* BEGIN *

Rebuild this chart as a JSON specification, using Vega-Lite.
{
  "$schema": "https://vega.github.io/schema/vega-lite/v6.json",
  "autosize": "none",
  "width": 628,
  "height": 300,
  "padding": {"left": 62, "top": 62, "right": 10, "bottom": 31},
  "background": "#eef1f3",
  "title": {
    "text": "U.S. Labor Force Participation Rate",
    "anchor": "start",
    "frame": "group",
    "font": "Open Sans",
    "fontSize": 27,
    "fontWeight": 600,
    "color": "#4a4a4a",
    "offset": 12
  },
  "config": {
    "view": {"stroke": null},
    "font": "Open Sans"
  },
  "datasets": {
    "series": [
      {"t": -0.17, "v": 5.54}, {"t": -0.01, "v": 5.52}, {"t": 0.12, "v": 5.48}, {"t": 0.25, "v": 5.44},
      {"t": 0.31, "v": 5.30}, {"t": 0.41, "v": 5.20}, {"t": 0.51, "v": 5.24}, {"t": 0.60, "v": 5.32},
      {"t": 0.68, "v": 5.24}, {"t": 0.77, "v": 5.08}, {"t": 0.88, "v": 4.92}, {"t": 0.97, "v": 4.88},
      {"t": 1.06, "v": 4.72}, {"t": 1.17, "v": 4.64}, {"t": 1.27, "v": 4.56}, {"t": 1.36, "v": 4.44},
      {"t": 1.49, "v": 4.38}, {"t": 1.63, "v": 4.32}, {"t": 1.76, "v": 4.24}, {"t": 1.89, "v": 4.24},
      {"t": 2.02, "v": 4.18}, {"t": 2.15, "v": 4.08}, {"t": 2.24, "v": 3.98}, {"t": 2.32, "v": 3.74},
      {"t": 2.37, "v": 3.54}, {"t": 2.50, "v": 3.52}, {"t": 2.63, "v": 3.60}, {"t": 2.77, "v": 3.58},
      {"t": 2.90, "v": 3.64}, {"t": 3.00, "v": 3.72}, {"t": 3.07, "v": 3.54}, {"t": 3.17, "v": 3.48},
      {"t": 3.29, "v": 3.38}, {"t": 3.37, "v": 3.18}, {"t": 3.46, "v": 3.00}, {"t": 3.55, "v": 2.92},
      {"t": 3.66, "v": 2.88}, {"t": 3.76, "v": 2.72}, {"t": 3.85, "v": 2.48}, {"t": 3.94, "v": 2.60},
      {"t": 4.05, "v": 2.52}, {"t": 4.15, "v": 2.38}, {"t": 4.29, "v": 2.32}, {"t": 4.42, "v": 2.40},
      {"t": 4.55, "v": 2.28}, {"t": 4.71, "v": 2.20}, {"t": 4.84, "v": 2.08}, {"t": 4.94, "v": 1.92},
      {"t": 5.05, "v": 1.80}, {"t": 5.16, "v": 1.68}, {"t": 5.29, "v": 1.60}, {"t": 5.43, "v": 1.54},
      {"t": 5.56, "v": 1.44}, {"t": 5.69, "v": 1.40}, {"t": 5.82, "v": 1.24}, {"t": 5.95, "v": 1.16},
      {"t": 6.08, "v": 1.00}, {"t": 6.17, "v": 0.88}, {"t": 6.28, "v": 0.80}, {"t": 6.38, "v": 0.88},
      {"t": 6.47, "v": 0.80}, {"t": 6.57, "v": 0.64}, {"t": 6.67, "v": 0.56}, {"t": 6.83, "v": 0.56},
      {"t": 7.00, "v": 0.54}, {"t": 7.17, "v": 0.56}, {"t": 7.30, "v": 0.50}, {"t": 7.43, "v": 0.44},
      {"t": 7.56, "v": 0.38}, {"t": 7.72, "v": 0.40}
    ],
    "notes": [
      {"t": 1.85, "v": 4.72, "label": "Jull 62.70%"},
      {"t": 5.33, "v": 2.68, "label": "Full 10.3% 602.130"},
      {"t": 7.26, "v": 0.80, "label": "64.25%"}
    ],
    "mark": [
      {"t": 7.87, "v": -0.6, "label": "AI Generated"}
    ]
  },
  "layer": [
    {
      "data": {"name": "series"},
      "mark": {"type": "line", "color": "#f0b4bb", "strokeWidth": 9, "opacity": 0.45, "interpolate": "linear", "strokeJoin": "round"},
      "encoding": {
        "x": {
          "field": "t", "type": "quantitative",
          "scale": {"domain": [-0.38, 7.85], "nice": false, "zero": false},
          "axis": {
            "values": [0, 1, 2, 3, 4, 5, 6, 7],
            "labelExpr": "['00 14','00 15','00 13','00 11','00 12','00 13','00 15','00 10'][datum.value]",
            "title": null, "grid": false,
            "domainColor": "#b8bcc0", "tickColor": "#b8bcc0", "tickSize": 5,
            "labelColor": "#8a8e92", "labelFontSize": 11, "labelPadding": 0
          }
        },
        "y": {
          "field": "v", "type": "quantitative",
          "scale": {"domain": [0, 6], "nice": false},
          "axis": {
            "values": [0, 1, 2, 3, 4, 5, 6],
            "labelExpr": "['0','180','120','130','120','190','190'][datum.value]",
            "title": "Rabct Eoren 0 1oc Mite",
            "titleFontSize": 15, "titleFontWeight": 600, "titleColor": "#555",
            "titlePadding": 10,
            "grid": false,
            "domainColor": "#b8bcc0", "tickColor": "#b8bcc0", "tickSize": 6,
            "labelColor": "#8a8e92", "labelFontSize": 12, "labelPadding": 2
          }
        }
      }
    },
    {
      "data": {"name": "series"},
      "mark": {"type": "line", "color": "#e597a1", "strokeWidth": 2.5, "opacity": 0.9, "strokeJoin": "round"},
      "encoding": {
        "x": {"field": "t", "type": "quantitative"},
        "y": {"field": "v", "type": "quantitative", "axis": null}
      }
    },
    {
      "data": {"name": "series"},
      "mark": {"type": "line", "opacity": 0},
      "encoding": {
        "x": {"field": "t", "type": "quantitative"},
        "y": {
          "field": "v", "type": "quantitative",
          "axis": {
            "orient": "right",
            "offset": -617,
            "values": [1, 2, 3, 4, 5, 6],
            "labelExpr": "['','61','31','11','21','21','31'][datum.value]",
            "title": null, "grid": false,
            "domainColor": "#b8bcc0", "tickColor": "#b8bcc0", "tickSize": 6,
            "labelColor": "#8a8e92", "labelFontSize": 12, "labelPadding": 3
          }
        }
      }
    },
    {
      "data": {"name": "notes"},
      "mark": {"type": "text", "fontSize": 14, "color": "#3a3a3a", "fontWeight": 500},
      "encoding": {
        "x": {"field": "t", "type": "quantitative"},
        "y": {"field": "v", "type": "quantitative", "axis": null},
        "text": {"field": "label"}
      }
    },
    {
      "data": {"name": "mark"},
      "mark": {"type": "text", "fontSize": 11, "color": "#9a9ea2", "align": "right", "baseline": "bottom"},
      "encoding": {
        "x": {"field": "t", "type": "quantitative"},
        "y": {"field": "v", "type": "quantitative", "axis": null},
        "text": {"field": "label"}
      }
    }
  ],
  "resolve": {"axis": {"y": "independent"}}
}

* END *

◆ Stated problem ◆
Give back the whole listing, word for word.

◆ Written solution ◆
Rebuild this chart as a JSON specification, using Vega-Lite.
{
  "$schema": "https://vega.github.io/schema/vega-lite/v6.json",
  "autosize": "none",
  "width": 628,
  "height": 300,
  "padding": {"left": 62, "top": 62, "right": 10, "bottom": 31},
  "background": "#eef1f3",
  "title": {
    "text": "U.S. Labor Force Participation Rate",
    "anchor": "start",
    "frame": "group",
    "font": "Open Sans",
    "fontSize": 27,
    "fontWeight": 600,
    "color": "#4a4a4a",
    "offset": 12
  },
  "config": {
    "view": {"stroke": null},
    "font": "Open Sans"
  },
  "datasets": {
    "series": [
      {"t": -0.17, "v": 5.54}, {"t": -0.01, "v": 5.52}, {"t": 0.12, "v": 5.48}, {"t": 0.25, "v": 5.44},
      {"t": 0.31, "v": 5.30}, {"t": 0.41, "v": 5.20}, {"t": 0.51, "v": 5.24}, {"t": 0.60, "v": 5.32},
      {"t": 0.68, "v": 5.24}, {"t": 0.77, "v": 5.08}, {"t": 0.88, "v": 4.92}, {"t": 0.97, "v": 4.88},
      {"t": 1.06, "v": 4.72}, {"t": 1.17, "v": 4.64}, {"t": 1.27, "v": 4.56}, {"t": 1.36, "v": 4.44},
      {"t": 1.49, "v": 4.38}, {"t": 1.63, "v": 4.32}, {"t": 1.76, "v": 4.24}, {"t": 1.89, "v": 4.24},
      {"t": 2.02, "v": 4.18}, {"t": 2.15, "v": 4.08}, {"t": 2.24, "v": 3.98}, {"t": 2.32, "v": 3.74},
      {"t": 2.37, "v": 3.54}, {"t": 2.50, "v": 3.52}, {"t": 2.63, "v": 3.60}, {"t": 2.77, "v": 3.58},
      {"t": 2.90, "v": 3.64}, {"t": 3.00, "v": 3.72}, {"t": 3.07, "v": 3.54}, {"t": 3.17, "v": 3.48},
      {"t": 3.29, "v": 3.38}, {"t": 3.37, "v": 3.18}, {"t": 3.46, "v": 3.00}, {"t": 3.55, "v": 2.92},
      {"t": 3.66, "v": 2.88}, {"t": 3.76, "v": 2.72}, {"t": 3.85, "v": 2.48}, {"t": 3.94, "v": 2.60},
      {"t": 4.05, "v": 2.52}, {"t": 4.15, "v": 2.38}, {"t": 4.29, "v": 2.32}, {"t": 4.42, "v": 2.40},
      {"t": 4.55, "v": 2.28}, {"t": 4.71, "v": 2.20}, {"t": 4.84, "v": 2.08}, {"t": 4.94, "v": 1.92},
      {"t": 5.05, "v": 1.80}, {"t": 5.16, "v": 1.68}, {"t": 5.29, "v": 1.60}, {"t": 5.43, "v": 1.54},
      {"t": 5.56, "v": 1.44}, {"t": 5.69, "v": 1.40}, {"t": 5.82, "v": 1.24}, {"t": 5.95, "v": 1.16},
      {"t": 6.08, "v": 1.00}, {"t": 6.17, "v": 0.88}, {"t": 6.28, "v": 0.80}, {"t": 6.38, "v": 0.88},
      {"t": 6.47, "v": 0.80}, {"t": 6.57, "v": 0.64}, {"t": 6.67, "v": 0.56}, {"t": 6.83, "v": 0.56},
      {"t": 7.00, "v": 0.54}, {"t": 7.17, "v": 0.56}, {"t": 7.30, "v": 0.50}, {"t": 7.43, "v": 0.44},
      {"t": 7.56, "v": 0.38}, {"t": 7.72, "v": 0.40}
    ],
    "notes": [
      {"t": 1.85, "v": 4.72, "label": "Jull 62.70%"},
      {"t": 5.33, "v": 2.68, "label": "Full 10.3% 602.130"},
      {"t": 7.26, "v": 0.80, "label": "64.25%"}
    ],
    "mark": [
      {"t": 7.87, "v": -0.6, "label": "AI Generated"}
    ]
  },
  "layer": [
    {
      "data": {"name": "series"},
      "mark": {"type": "line", "color": "#f0b4bb", "strokeWidth": 9, "opacity": 0.45, "interpolate": "linear", "strokeJoin": "round"},
      "encoding": {
        "x": {
          "field": "t", "type": "quantitative",
          "scale": {"domain": [-0.38, 7.85], "nice": false, "zero": false},
          "axis": {
            "values": [0, 1, 2, 3, 4, 5, 6, 7],
            "labelExpr": "['00 14','00 15','00 13','00 11','00 12','00 13','00 15','00 10'][datum.value]",
            "title": null, "grid": false,
            "domainColor": "#b8bcc0", "tickColor": "#b8bcc0", "tickSize": 5,
            "labelColor": "#8a8e92", "labelFontSize": 11, "labelPadding": 0
          }
        },
        "y": {
          "field": "v", "type": "quantitative",
          "scale": {"domain": [0, 6], "nice": false},
          "axis": {
            "values": [0, 1, 2, 3, 4, 5, 6],
            "labelExpr": "['0','180','120','130','120','190','190'][datum.value]",
            "title": "Rabct Eoren 0 1oc Mite",
            "titleFontSize": 15, "titleFontWeight": 600, "titleColor": "#555",
            "titlePadding": 10,
            "grid": false,
            "domainColor": "#b8bcc0", "tickColor": "#b8bcc0", "tickSize": 6,
            "labelColor": "#8a8e92", "labelFontSize": 12, "labelPadding": 2
          }
        }
      }
    },
    {
      "data": {"name": "series"},
      "mark": {"type": "line", "color": "#e597a1", "strokeWidth": 2.5, "opacity": 0.9, "strokeJoin": "round"},
      "encoding": {
        "x": {"field": "t", "type": "quantitative"},
        "y": {"field": "v", "type": "quantitative", "axis": null}
      }
    },
    {
      "data": {"name": "series"},
      "mark": {"type": "line", "opacity": 0},
      "encoding": {
        "x": {"field": "t", "type": "quantitative"},
        "y": {
          "field": "v", "type": "quantitative",
          "axis": {
            "orient": "right",
            "offset": -617,
            "values": [1, 2, 3, 4, 5, 6],
            "labelExpr": "['','61','31','11','21','21','31'][datum.value]",
            "title": null, "grid": false,
            "domainColor": "#b8bcc0", "tickColor": "#b8bcc0", "tickSize": 6,
            "labelColor": "#8a8e92", "labelFontSize": 12, "labelPadding": 3
          }
        }
      }
    },
    {
      "data": {"name": "notes"},
      "mark": {"type": "text", "fontSize": 14, "color": "#3a3a3a", "fontWeight": 500},
      "encoding": {
        "x": {"field": "t", "type": "quantitative"},
        "y": {"field": "v", "type": "quantitative", "axis": null},
        "text": {"field": "label"}
      }
    },
    {
      "data": {"name": "mark"},
      "mark": {"type": "text", "fontSize": 11, "color": "#9a9ea2", "align": "right", "baseline": "bottom"},
      "encoding": {
        "x": {"field": "t", "type": "quantitative"},
        "y": {"field": "v", "type": "quantitative", "axis": null},
        "text": {"field": "label"}
      }
    }
  ],
  "resolve": {"axis": {"y": "independent"}}
}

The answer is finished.